Plan regular treats to look forwards to
This is vital for those of us who suffer badly from SAD. Throughout the summer we have lots of fun activities planned – beach days, weddings, parties, summer evenings sipping wine outdoors, but with winter these enjoyable events can taper off.
So, it is a good idea to make a concerted effort at the end of October to get some dates to look forwards to in your diary. They don’t need to be big, extravagant occasions (indeed, lots can be free), but try to plan at least one thing per week until Christmas, when you can repeat this activity through to the end of March. Look up your local theatre, comedy club, concert venue or cinema and book some tickets, or maybe sign up to an evening class. Plan a few ‘date nights’ with your partner or close friends. Maybe find some friends to enjoy autumnal or wintery walks and a good pub lunch with. Or even just pencil in an evening for reading a new book, running a big bath and putting your feet up. I do all of the above but my most favourite is planning a weekend away (or stay with family for a night) to change the scene.
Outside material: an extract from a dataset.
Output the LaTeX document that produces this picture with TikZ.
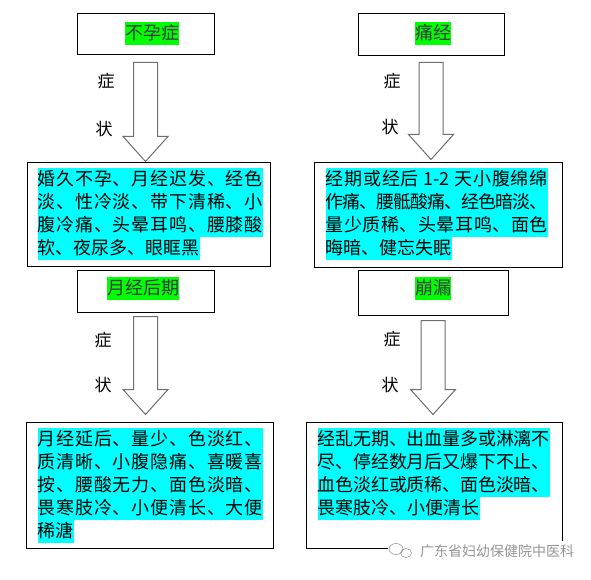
\documentclass[tikz,border=0pt]{standalone}
\usepackage{fontspec}
\setmainfont{Noto Sans CJK SC}
\usepackage{tikz}
\usetikzlibrary{calc}
\definecolor{hlcyan}{RGB}{0,255,255}
\definecolor{hlgreen}{RGB}{0,255,0}
\definecolor{arrowgray}{RGB}{110,110,110}
\definecolor{titlegray}{RGB}{60,55,75}
\definecolor{markgray}{RGB}{150,150,150}

% highlighted run of text, one line high
\newcommand\hl[2]{{\fboxsep=0pt\colorbox{#1}{\rule[-5.5pt]{0pt}{23pt}#2}}}
% put stretchable glue between the characters of a line
\def\spreadfirst#1{#1\spreadnext}
\def\spreadnext#1{\def\spreadarg{#1}\ifx\spreadarg\spreadendmark\else\hskip 0pt plus 1fill minus 2pt\relax #1\expandafter\spreadnext\fi}
\def\spreadendmark{\spreadend}
\newcommand\spreadline[1]{\spreadfirst#1\spreadend}
\newcommand\fullline[2]{\hl{hlcyan}{\makebox[#1][s]{\spreadline{#2}}}}
\newcommand\lastline[1]{\hl{hlcyan}{\spreadline{#1}}}

\begin{document}
\begin{tikzpicture}[x=1pt, y=-1pt,
    titlebox/.style={draw, line width=1pt, inner sep=0pt},
    bodybox/.style={draw, line width=1pt, inner sep=0pt},
    titletext/.style={inner sep=0pt, text=titlegray, font=\fontsize{18pt}{23pt}\selectfont},
    bodytext/.style={inner sep=0pt, anchor=north west, align=left, font=\fontsize{18pt}{23pt}\selectfont},
    sidetext/.style={inner sep=0pt, font=\fontsize{17pt}{17pt}\selectfont},
    blockarrow/.style={draw=arrowgray, line width=1pt, fill=white, line join=miter}]
    \useasboundingbox (0,0) rectangle (591,580);

    % titles
    \node[titlebox, minimum width=137pt, minimum height=41pt] (t1) at (145.5,34.5) {};
    \node[titlebox, minimum width=146pt, minimum height=42pt] (t2) at (431,35) {};
    \node[titlebox, minimum width=137pt, minimum height=42pt] (t3) at (145.5,291) {};
    \node[titlebox, minimum width=150pt, minimum height=45pt] (t4) at (433,292.5) {};
    \node[titletext] (t1txt) at (152,34) {\hl{hlgreen}{不孕症}};
    \node[titletext] (t2txt) at (433,34) {\hl{hlgreen}{痛经}};
    \node[titletext] (t3txt) at (143,288) {\hl{hlgreen}{月经后期}};
    \node[titletext] (t4txt) at (433,288) {\hl{hlgreen}{崩漏}};

    % symptom boxes
    \node[bodybox, minimum width=243pt, minimum height=103pt] (b1) at (148.5,214.5) {};
    \node[bodybox, minimum width=248pt, minimum height=104pt] (b2) at (438,215) {};
    \node[bodybox, minimum width=247pt, minimum height=126pt] (b3) at (149.5,485) {};
    \node[bodybox, minimum width=256pt, minimum height=126pt] (b4) at (434,485) {};

    \node[bodytext] (b1txt) at ([shift={(11,5)}]b1.north west) {%
        \fullline{225pt}{婚久不孕、月经迟发、经色}\\
        \fullline{225pt}{淡、性冷淡、带下清稀、小}\\
        \fullline{225pt}{腹冷痛、头晕耳鸣、腰膝酸}\\
        \lastline{软、夜尿多、眼眶黑}};
    \node[bodytext] (b2txt) at ([shift={(12,5)}]b2.north west) {%
        \fullline{222pt}{经期或经后{ 1-2 }天小腹绵绵}\\
        \fullline{222pt}{作痛、腰骶酸痛、经色暗淡、}\\
        \fullline{222pt}{量少质稀、头晕耳鸣、面色}\\
        \lastline{晦暗、健忘失眠}};
    \node[bodytext] (b3txt) at ([shift={(12,6)}]b3.north west) {%
        \fullline{225pt}{月经延后、量少、色淡红、}\\
        \fullline{225pt}{质清晰、小腹隐痛、喜暖喜}\\
        \fullline{225pt}{按、腰酸无力、面色淡暗、}\\
        \fullline{225pt}{畏寒肢冷、小便清长、大便}\\
        \lastline{稀溏}};
    \node[bodytext] (b4txt) at ([shift={(12,6)}]b4.north west) {%
        \fullline{232pt}{经乱无期、出血量多或淋漓不}\\
        \fullline{232pt}{尽、停经数月后又爆下不止、}\\
        \fullline{232pt}{血色淡红或质稀、面色淡暗、}\\
        \lastline{畏寒肢冷、小便清长}};

    % block arrows
    \foreach \t/\b/\ga/\gb in {t1/b1/7/1, t2/b2/6/3, t3/b3/4/7, t4/b4/5/7}
        \draw[blockarrow] let \p1=(\t.south), \p2=(\b.north) in
            (\x1-12pt,\y1-\ga*1pt) -- (\x1+12pt,\y1-\ga*1pt)
            -- (\x1+12pt,\y2+\gb*1pt+25pt) -- (\x1+22.5pt,\y2+\gb*1pt+25pt)
            -- (\x1,\y2+\gb*1pt) -- (\x1-22.5pt,\y2+\gb*1pt+25pt)
            -- (\x1-12pt,\y2+\gb*1pt+25pt) -- cycle;

    \node[sidetext] (s1) at (106,81) {症};
    \node[sidetext] (z1) at (104,129) {状};
    \node[sidetext] (s2) at (392,81) {症};
    \node[sidetext] (z2) at (390,127) {状};
    \node[sidetext] (s3) at (103,340) {症};
    \node[sidetext] (z3) at (103,385) {状};
    \node[sidetext] (s4) at (392,339) {症};
    \node[sidetext] (z4) at (390,385) {状};

    % watermark
    \fill[white] (388,541) rectangle (577,561);
    \draw[markgray, line width=0.6pt] (396,549) ellipse [x radius=7, y radius=5.5];
    \draw[markgray, line width=0.6pt] (406,553) ellipse [x radius=5.5, y radius=4.5];
    \node[inner sep=0pt, text=markgray, font=\fontsize{14pt}{14pt}\selectfont] (mark) at (497,551) {广东省妇幼保健院中医科};
\end{tikzpicture}
\end{document}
The possibilities are endless, but doing this really helps to break the monotony of winter and a little forward thinking goes a long way (plus planned commitments are harder to wriggle out of, which will help to break that vicious symptom cycle discussed above, even if you don’t necessarily feel like doing it).
Action point: Write a list of pleasant things that you want to do over this winter, and slot them into your diary. Get the family involved too – it’s a fun evening’s activity to brainstorm your list.
(1) Mersch, P., Middendorp, H., Bouhuys, A., Beersma, D. and den, van (1999) ‘Seasonal affective disorder and latitude: A review of the literature’, Journal of affective disorders., 53(1), pp. 35–48.
(2) Kaminski-Hartenthaler, A., Forneris, C.A., Morgan, L.C., Sonis, J.H., Gaynes, B.N. and Greenblatt, A. (1996) ‘Light therapy for preventing seasonal affective disorder’, Cochrane Database of Systematic Reviews.
(3) Rohan, K.J. (2009) Coping with the seasons: A cognitive-behavioral approach to seasonal Affective disorder, therapist guide. Treatments that work. United States: Oxford University Press, USA.